We had a problem with condensation inside the taillamps of our BRZ. It required very little digging to locate the TSB addressing this issue. The repair itself was similarly stress-free. We asked the dealer to order the parts ahead of time and scheduled an appointment so we could wait while the lamps were replaced. That was our only issue beyond the routine.
Fuel Economy and Resale Value
Observed Fuel Economy:
EPA estimates for the 2013 Subaru BRZ were 25 mpg combined (22 city/30 highway). We averaged above the norm, at 27 mpg. Our best single tank of 91 octane garnered 34 mpg and covered a respectable 381 miles.
Resale and Depreciation:
The total MSRP of our 2013 Subaru BRZ Limited was $28,265. After 19,716 miles, Edmunds' TMV® Calculator still valued the Subaru at $23,757 based on a private-party sale. This marks a very strong 16 percent depreciation.
Pros: Fun-to-drive whether on the track or in the city, excellent driver seat comfort, rear seats work in a pinch, simple interior controls, free scheduled maintenance, strong resale value.
Cons: Average power for a sports car, front passenger seat not always comfortable for all body types, tires squeal too easily, trunk fills up quickly, radio controls are more complicated than they should be.
Bottom Line: Even with its modest power, the 2013 Subaru BRZ is a car that gets you excited about driving. It is tuned to be fun on back roads, yet perfectly capable of daily driver duty with minimal hassle. An easy sports car to live with.
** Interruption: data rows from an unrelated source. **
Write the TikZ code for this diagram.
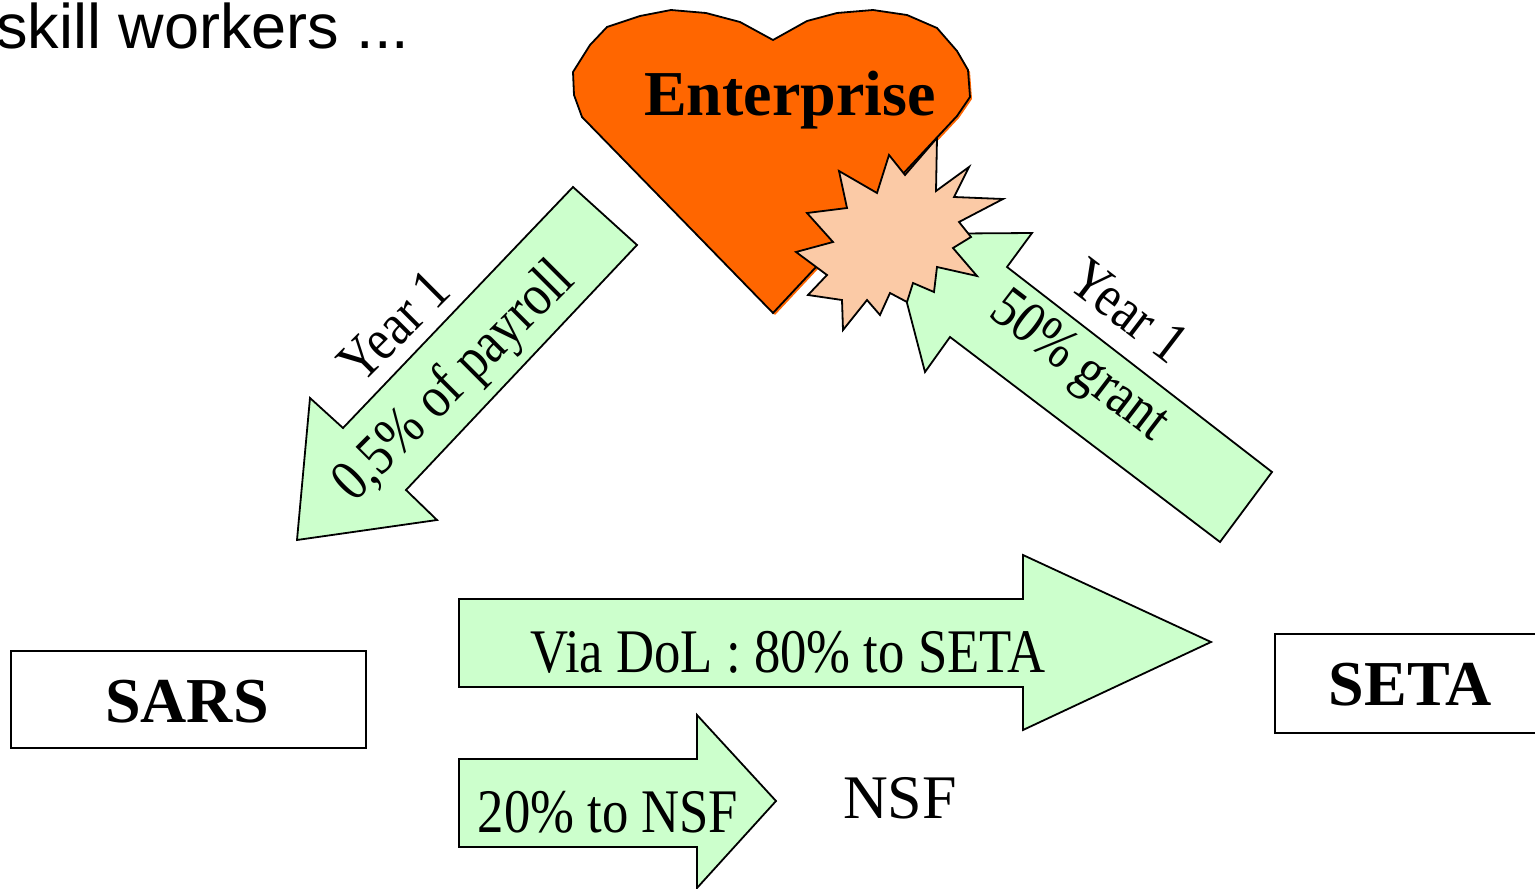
\documentclass[tikz,border=0pt]{standalone}
\usepackage{fontspec}
\setmainfont{Liberation Serif}
\newfontfamily\slidefont{Liberation Sans}
\newfontfamily\arrowfont[FakeStretch=0.85]{Liberation Serif}
\definecolor{arrowgreen}{HTML}{CCFFCC}
\definecolor{heartorange}{HTML}{FF6600}
\definecolor{burstpeach}{RGB}{251,202,166}
\newcommand\heartoutline{(773,313) -- (582,117) -- (574,95) -- (573,72) -- (590,45) -- (607,27)
  -- (640,16) -- (671,10) -- (706,13) -- (740,22) -- (773,40) -- (807,21) -- (837,13)
  -- (873,10) -- (907,15) -- (937,28) -- (957,51) -- (968,70) -- (970,97) -- (957,116) -- cycle}

\begin{document}
\begin{tikzpicture}[x=1pt,y=-1pt]
      \tikzset{
        outline/.style={draw=black, line width=1.8pt, line join=miter},
        blockarrow/.style={outline, fill=arrowgreen},
        agencybox/.style={outline, fill=white},
        arrowlabel/.style={font=\arrowfont\fontsize{62}{66}\selectfont, inner sep=0pt},
        slantlabel/.style={font=\arrowfont\fontsize{59}{63}\selectfont, inner sep=0pt},
        boxlabel/.style={font=\bfseries\fontsize{64}{68}\selectfont, inner sep=0pt},
      }
      \useasboundingbox (0,0) rectangle (1535,889);

      \fill[heartorange, shift={(2,2)}] \heartoutline;
      \filldraw[outline, fill=heartorange] \heartoutline;

      \filldraw[blockarrow] (1272,472) -- (1007,267) -- (1032,233) -- (889,234)
        -- (925,372) -- (950,337) -- (1220,542) -- cycle;
      \filldraw[outline, fill=burstpeach] (937,138) -- (936,191) -- (969,167) -- (954,197)
        -- (1003,199) -- (959,222) -- (971,237) -- (953,248) -- (977,276) -- (937,267)
        -- (934,292) -- (913,283) -- (907,302) -- (890,293) -- (880,315) -- (867,300)
        -- (843,330) -- (842,300) -- (808,295) -- (827,275) -- (796,252) -- (833,242)
        -- (807,213) -- (847,208) -- (839,171) -- (877,193) -- (889,155) -- (905,175) -- cycle;
      \filldraw[blockarrow] (573,187) -- (637,245) -- (406,490) -- (437,520) -- (297,540)
        -- (310,398) -- (343,428) -- cycle;
      \filldraw[blockarrow] (459,599) -- (1023,599) -- (1023,555) -- (1211,642)
        -- (1023,730) -- (1023,687) -- (459,687) -- cycle;
      \filldraw[blockarrow] (459,759) -- (697,759) -- (697,715) -- (776,801)
        -- (697,888) -- (697,847) -- (459,847) -- cycle;
      \filldraw[agencybox] (11,651) rectangle (366,748);
      \filldraw[agencybox] (1275,634) rectangle (1600,733);

      \node[font=\slidefont\fontsize{63}{67}\selectfont, anchor=base west, inner sep=0pt]
        (title) at (-4,48) {skill workers ...};
      \node[boxlabel, anchor=base] (enterprise) at (790,115) {Enterprise};
      \node[slantlabel, rotate=45] (payroll) at (455,383) {0,5\% of payroll};
      \node[slantlabel, rotate=45] (yearsars) at (394,326) {Year 1};
      \node[slantlabel, rotate=-37.4] (grant) at (1078,368) {50\% grant};
      \node[slantlabel, rotate=-37.4] (yearseta) at (1129,311) {Year 1};
      \node[arrowlabel, anchor=base] (viadol) at (788,672) {Via DoL : 80\% to SETA};
      \node[arrowlabel, anchor=base] (tonsf) at (608,832) {20\% to NSF};
      \node[font=\fontsize{62}{66}\selectfont, inner sep=0pt, anchor=base] (nsf) at (900,818) {NSF};
      \node[boxlabel, anchor=base] (sars) at (187,722) {SARS};
      \node[boxlabel, anchor=base] (seta) at (1410,705) {SETA};
\end{tikzpicture}
\end{document}
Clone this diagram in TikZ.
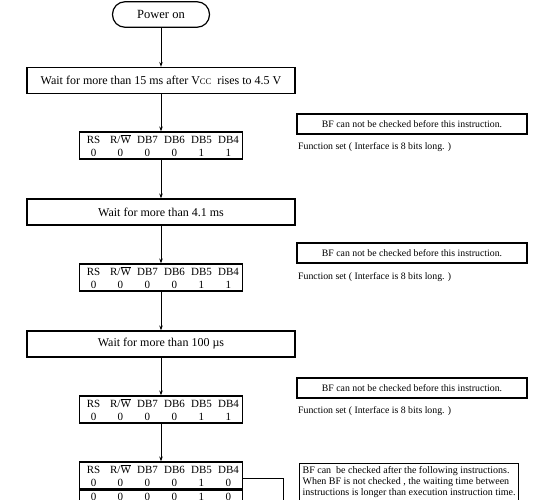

|Total Body Repair Costs:||None|
|Total Routine Maintenance Costs:||$0 (over 12 months)|
|Additional Maintenance Costs:||None|
|Warranty Repairs:||Both taillamp assemblies replaced|
|Scheduled Dealer Visits:||3|
|Unscheduled Dealer Visits:||1|
|Days Out of Service:||None|
|Breakdowns Stranding Driver:||None|
|Best Fuel Economy:||34.5 mpg|
|Worst Fuel Economy:||18.6 mpg|
|Average Fuel Economy:||27.1 mpg|
|True Market Value at service end:||$23,757 (private-party sale)|
|Depreciation:||$4,508 (16% of original MSRP)|
|Final Odometer Reading:||19,716 miles|
The manufacturer provided Edmunds this vehicle for the purposes of evaluation.